SQL> UPDATE "MOVIEDEMO"."MOVIE" SET TITLE ='Foobar' where movie_id = 1;
1 row updated.
SQL> commit;
Commit complete.
Hmmmm…
"buckets" : [ {
"key" : "logs",
"doc_count" : 3
}, {
"key" : "movie",
"doc_count" : 2
}, {
The index loaded from the OGG-Elasticsearch Adaptor has only two documents still, whilst the other route has three. If we look at what’s in the first of these (movie, loaded by OGG-Elasticsearch) for movie_id=1
:
[oracle@bigdatalite ogg-bd]$ curl -XGET 'http://localhost:9200/moviedemo/_search?q=_id=1&pretty=true'
{
"took" : 2,
"timed_out" : false,
"_shards" : {
"total" : 5,
"successful" : 5,
"failed" : 0
},
"hits" : {
"total" : 1,
"max_score" : 0.014065012,
"hits" : [ {
"_index" : "moviedemo",
"_type" : "movie",
"_id" : "1",
"_score" : 0.014065012,
"_source" : {
"PLOT_SUMMARY" : "give you up",
"YEAR" : "2014",
"MOVIE_ID" : "1",
"BUDGET" : "500000",
"TITLE" : "Foobar",
"GROSS" : "20000000"
}
} ]
}
}
You can see it’s the latest version of the row (TITLE=Foobar
). In the second index, loaded from the change record sent to Kafka and then on through Logstash, there are both the before and after record for this key:
}
[oracle@bigdatalite ogg-bd]$ curl -XGET 'http://localhost:9200/logstash*/_search?q=*&pretty=true'
[...]
"_source" : {
"table" : "ORCL.MOVIEDEMO.MOVIE",
"op_type" : "I",
"op_ts" : "2016-04-14 22:34:43.000000",
"current_ts" : "2016-04-14T23:34:45.131000",
"pos" : "00000000000000003514",
"primary_keys" : [ "MOVIE_ID" ],
"tokens" : { },
"before" : null,
"after" : {
"MOVIE_ID" : "1",
"MOVIE_ID_isMissing" : false,
"TITLE" : "never gonna",
"TITLE_isMissing" : false,
[...]
"_source" : {
"table" : "ORCL.MOVIEDEMO.MOVIE",
"op_type" : "U",
"op_ts" : "2016-04-14 22:39:37.000000",
"current_ts" : "2016-04-14T23:39:39.583000",
"pos" : "00000000000000004097",
"primary_keys" : [ "MOVIE_ID" ],
"tokens" : { },
"before" : {
[...]
"TITLE" : "never gonna",
[...]
},
"after" : {
[...]
"TITLE" : "Foobar",
[...]
Finally, if I delete a record in Oracle:
SQL> delete from "MOVIEDEMO"."MOVIE" where MOVIE_ID = 1;
1 row deleted.
SQL> commit;
Commit complete.
My document counts reflect what I’d expect – the OGG-Elasticsearch adaptor deleted the record from Elasticsearch, whilst the Kafka route just recorded another change record, of op_type='D'
this time.
"key" : "logs",
"doc_count" : 4
}, {
"key" : "movie",
"doc_count" : 1
Summary
This adaptor is a pretty smart way of mirroring a table’s contents from one of the many RDBMS that GoldenGate supports as an extract source, into Elasticsearch.
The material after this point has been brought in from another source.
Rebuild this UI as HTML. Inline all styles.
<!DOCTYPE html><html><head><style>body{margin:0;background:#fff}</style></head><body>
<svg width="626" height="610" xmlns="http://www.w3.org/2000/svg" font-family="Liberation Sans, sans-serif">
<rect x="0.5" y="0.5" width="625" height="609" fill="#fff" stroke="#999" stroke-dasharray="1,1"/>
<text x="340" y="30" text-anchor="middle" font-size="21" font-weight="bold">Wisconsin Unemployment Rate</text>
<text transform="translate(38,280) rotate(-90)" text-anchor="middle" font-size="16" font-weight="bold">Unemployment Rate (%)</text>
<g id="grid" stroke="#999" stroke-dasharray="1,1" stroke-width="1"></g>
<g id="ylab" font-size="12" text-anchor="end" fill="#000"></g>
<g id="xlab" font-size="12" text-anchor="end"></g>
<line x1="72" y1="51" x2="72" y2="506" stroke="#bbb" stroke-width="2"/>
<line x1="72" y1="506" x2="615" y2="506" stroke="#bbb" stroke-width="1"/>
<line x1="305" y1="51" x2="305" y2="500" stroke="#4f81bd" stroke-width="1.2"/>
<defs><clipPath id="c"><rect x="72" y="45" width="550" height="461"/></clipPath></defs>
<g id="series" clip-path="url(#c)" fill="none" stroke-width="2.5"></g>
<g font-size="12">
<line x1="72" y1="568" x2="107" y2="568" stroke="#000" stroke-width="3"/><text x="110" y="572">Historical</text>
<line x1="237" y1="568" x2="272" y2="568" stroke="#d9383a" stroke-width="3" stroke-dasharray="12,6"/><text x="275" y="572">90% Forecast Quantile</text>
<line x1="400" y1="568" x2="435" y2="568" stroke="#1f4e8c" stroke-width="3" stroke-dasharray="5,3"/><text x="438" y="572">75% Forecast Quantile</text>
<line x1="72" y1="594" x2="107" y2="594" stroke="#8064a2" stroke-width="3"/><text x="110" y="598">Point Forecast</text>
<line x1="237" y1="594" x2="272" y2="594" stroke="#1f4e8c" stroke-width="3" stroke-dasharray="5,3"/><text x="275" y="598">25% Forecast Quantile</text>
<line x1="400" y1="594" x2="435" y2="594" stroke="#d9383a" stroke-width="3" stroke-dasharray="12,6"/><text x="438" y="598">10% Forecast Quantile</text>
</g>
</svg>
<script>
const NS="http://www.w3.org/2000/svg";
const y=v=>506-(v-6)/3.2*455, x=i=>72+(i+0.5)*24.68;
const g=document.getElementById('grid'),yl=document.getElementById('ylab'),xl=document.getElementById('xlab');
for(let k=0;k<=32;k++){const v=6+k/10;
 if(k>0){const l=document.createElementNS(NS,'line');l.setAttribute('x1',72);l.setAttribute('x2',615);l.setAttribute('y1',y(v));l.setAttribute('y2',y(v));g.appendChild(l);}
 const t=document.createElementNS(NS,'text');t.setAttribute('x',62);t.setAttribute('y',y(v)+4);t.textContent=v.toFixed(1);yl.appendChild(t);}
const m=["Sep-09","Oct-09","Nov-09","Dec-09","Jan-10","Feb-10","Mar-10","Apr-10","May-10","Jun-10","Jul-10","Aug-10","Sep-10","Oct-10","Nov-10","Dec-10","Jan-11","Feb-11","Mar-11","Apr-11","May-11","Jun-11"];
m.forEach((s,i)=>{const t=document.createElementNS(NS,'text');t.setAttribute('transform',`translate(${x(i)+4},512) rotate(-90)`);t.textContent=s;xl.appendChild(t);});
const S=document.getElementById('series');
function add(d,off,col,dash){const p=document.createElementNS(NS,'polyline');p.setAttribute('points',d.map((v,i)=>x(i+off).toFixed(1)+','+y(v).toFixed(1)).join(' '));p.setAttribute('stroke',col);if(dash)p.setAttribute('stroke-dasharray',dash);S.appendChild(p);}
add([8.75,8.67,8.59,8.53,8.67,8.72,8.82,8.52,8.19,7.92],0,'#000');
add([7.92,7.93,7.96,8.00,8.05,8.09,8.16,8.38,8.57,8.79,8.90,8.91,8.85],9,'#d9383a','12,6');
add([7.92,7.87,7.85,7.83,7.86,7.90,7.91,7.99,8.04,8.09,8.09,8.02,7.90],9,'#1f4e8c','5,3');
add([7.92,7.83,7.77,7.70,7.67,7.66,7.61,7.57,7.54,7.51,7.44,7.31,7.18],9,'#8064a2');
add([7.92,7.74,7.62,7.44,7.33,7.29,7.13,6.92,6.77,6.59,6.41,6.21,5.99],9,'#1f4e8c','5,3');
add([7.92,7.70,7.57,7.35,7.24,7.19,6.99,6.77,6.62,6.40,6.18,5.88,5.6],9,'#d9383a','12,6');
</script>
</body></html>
If you want to retain history of changed records, then using OGG->Kafka->Logstash->Elasticsearch is an option.
And, if you don’t have the spare cash for OGG, you can use Logstash’s JDBC input mechanism to pull data periodically from your RDBMS. This has the additional benefit of being able to specify custom SQL queries with joins etc - useful when pulling in denormalised datasets into Elasticsearch for analytics.